Model Collapse Demystified: The Case of Regression
Elvis Dohmatob, Yunzhen Feng, Julia Kempe
TL;DR
This work develops a theoretical framework for model collapse in high-dimensional regression by analyzing iterative retraining on synthetic data generated from previous model generations. Grounded in Gaussian design and extended to kernel Ridge methods, it derives exact test-error formulas and shows how synthetic data induce additional bias and altered scaling laws, particularly under power-law covariance spectra. It introduces adaptive ridge regularization to mitigate collapse, with explicit guidance on choosing regularization exponents, and validates the theory through simulations and MNIST-based kernel experiments. The results reveal fundamental changes to learning dynamics in the presence of self-generated data and offer practical strategies for maintaining performance in synthetic-data regimes.

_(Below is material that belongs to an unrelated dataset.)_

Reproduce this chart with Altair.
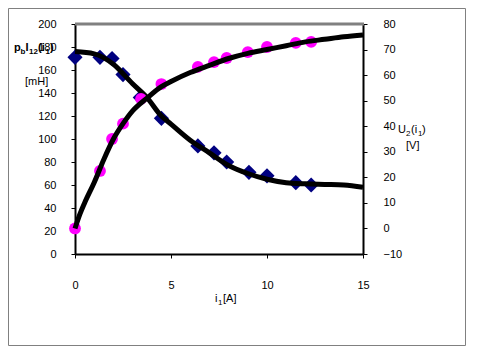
import altair as alt
import pandas as pd

# Measured points
i_L = [0, 1.3, 1.93, 2.5, 3.4, 4.5, 6.4, 7.24, 7.9, 9.06, 10.0, 11.5, 12.3]
L_vals = [171, 171, 170, 156, 136, 118, 94, 88, 80, 71, 68, 62, 60]

i_U = [0, 1.3, 1.93, 2.5, 3.44, 4.5, 6.4, 7.24, 7.9, 9.0, 10.0, 11.5, 12.3]
U_vals = [0, 22.5, 35, 41, 50.7, 56.5, 63.2, 65.1, 66.7, 69, 71, 72.6, 73]

# Fitted curves
i_Lc = [0, 1, 2, 3, 3.75, 4.5, 5, 6, 7, 8, 9, 10, 11, 12, 13, 14, 15]
L_curve = [176, 174, 165, 148, 136, 120, 113, 99, 88, 77, 70, 65, 62, 61, 60.5, 60, 58]

i_Uc = [0, 0.25, 0.5, 1, 1.5, 2, 2.5, 3, 3.75, 4.5, 5, 6, 7, 8, 9, 10, 11, 12, 13, 14, 15]
U_curve = [0, 5.5, 10, 18, 27, 35, 41, 46, 51, 55.5, 57.5, 61, 63.8, 66.5, 68.5, 70, 71.5, 73, 74, 75, 75.7]

x_ticks = [0, 5, 10, 15]
left_ticks = [0, 20, 40, 60, 80, 100, 120, 140, 160, 180, 200]
right_ticks = [-10, 0, 10, 20, 30, 40, 50, 60, 70, 80]

W, H = 288, 230
FONT = "Liberation Sans"

dfL = pd.DataFrame({"i": i_L, "v": L_vals})
dfU = pd.DataFrame({"i": i_U, "v": U_vals})
dfLc = pd.DataFrame({"i": i_Lc, "v": L_curve})
dfUc = pd.DataFrame({"i": i_Uc, "v": U_curve})

common_axis = dict(title=None, grid=False, domainColor="black", domainWidth=2,
                   tickColor="black", tickSize=4, tickWidth=1, labelFont=FONT,
                   labelFontSize=11, labelColor="black", labelOverlap=False,
                   labelBound=False, labelFlush=False)

xscale = alt.Scale(domain=[0, 15], nice=False, zero=False)
xaxis = alt.Axis(values=x_ticks, labelPadding=21, **common_axis)
lscale = alt.Scale(domain=[0, 200], nice=False)
laxis = alt.Axis(values=left_ticks, labelPadding=15, **common_axis)
rscale = alt.Scale(domain=[-10, 80], nice=False, zero=False)
raxis = alt.Axis(values=right_ticks, orient="right", labelPadding=16, **common_axis)

X = alt.X("i:Q", scale=xscale, axis=xaxis)
YL = alt.Y("v:Q", scale=lscale, axis=laxis)
YR = alt.Y("v:Q", scale=rscale, axis=raxis)

left_pts = alt.Chart(dfL).mark_point(shape="diamond", filled=True, color="#000080",
                                     size=230, opacity=1).encode(x=X, y=YL)
left_line = alt.Chart(dfLc).mark_line(color="black", strokeWidth=5,
                                      interpolate="monotone").encode(x=X, y=YL)
left = alt.layer(left_pts, left_line)

right_pts = alt.Chart(dfU).mark_circle(color="#FF00FF", size=140, opacity=1).encode(x=X, y=YR)
right_line = alt.Chart(dfUc).mark_line(color="black", strokeWidth=5,
                                       interpolate="monotone").encode(x=X, y=YR)
right = alt.layer(right_pts, right_line)

one = pd.DataFrame({"a": [0]})

top_rule = alt.Chart(one).mark_rule(color="#808080", strokeWidth=3).encode(
    x=alt.value(0), x2=alt.value(W + 1), y=alt.value(0))
frame = alt.Chart(one).mark_rect(fill=None, stroke="#808080", strokeWidth=1).encode(
    x=alt.value(-66.5), x2=alt.value(390.5), y=alt.value(-15.5), y2=alt.value(321.5))


def txt(s, x, y, size=11, align="left", weight="normal"):
    return alt.Chart(one).mark_text(text=s, font=FONT, fontSize=size, align=align,
                                    baseline="middle", color="black",
                                    fontWeight=weight).encode(
        x=alt.value(x), y=alt.value(y))


B = "bold"
lt = [
    txt("p", -61, 24, weight=B),
    txt("b", -54.5, 28, 8, weight=B),
    txt("I", -49.5, 24, weight=B),
    txt("12", -46, 28, 8, weight=B),
    txt("(i", -37, 24, weight=B),
    txt("1", -29.5, 28, 8, weight=B),
    txt(")", -25, 24, weight=B),
    txt("[mH]", -50, 58),
]
rt = [
    txt("U", 323, 106),
    txt("2", 331, 110, 8),
    txt("(i", 336, 106),
    txt("1", 343, 110, 8),
    txt(")", 347, 106),
    txt("[V]", 331, 122),
]
xt = [
    txt("i", 140, 275),
    txt("1", 143, 279, 8),
    txt("[A]", 148, 275),
]

chart = alt.layer(
    frame, left, right, top_rule, *lt, *rt, *xt
).resolve_scale(y="independent").properties(
    width=W, height=H,
    padding={"left": 67, "top": 16, "right": 104, "bottom": 92},
    autosize=alt.AutoSizeParams(type="none"),
).configure_view(stroke=None).configure_axis(labelOverlap=False).configure(background="white")

chart.save("out.html", embed_options={"renderer": "svg", "actions": False})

Overall, the paper provides a rigorous, scalable account of how model-generated data can deteriorate learning and how to counteract it through principled regularization.
Abstract
In the era of proliferation of large language and image generation models, the phenomenon of "model collapse" refers to the situation whereby as a model is trained recursively on data generated from previous generations of itself over time, its performance degrades until the model eventually becomes completely useless, i.e the model collapses. In this work, we study this phenomenon in the setting of high-dimensional regression and obtain analytic formulae which quantitatively outline this phenomenon in a broad range of regimes. In the special case of polynomial decaying spectral and source conditions, we obtain modified scaling laws which exhibit new crossover phenomena from fast to slow rates. We also propose a simple strategy based on adaptive regularization to mitigate model collapse. Our theoretical results are validated with experiments.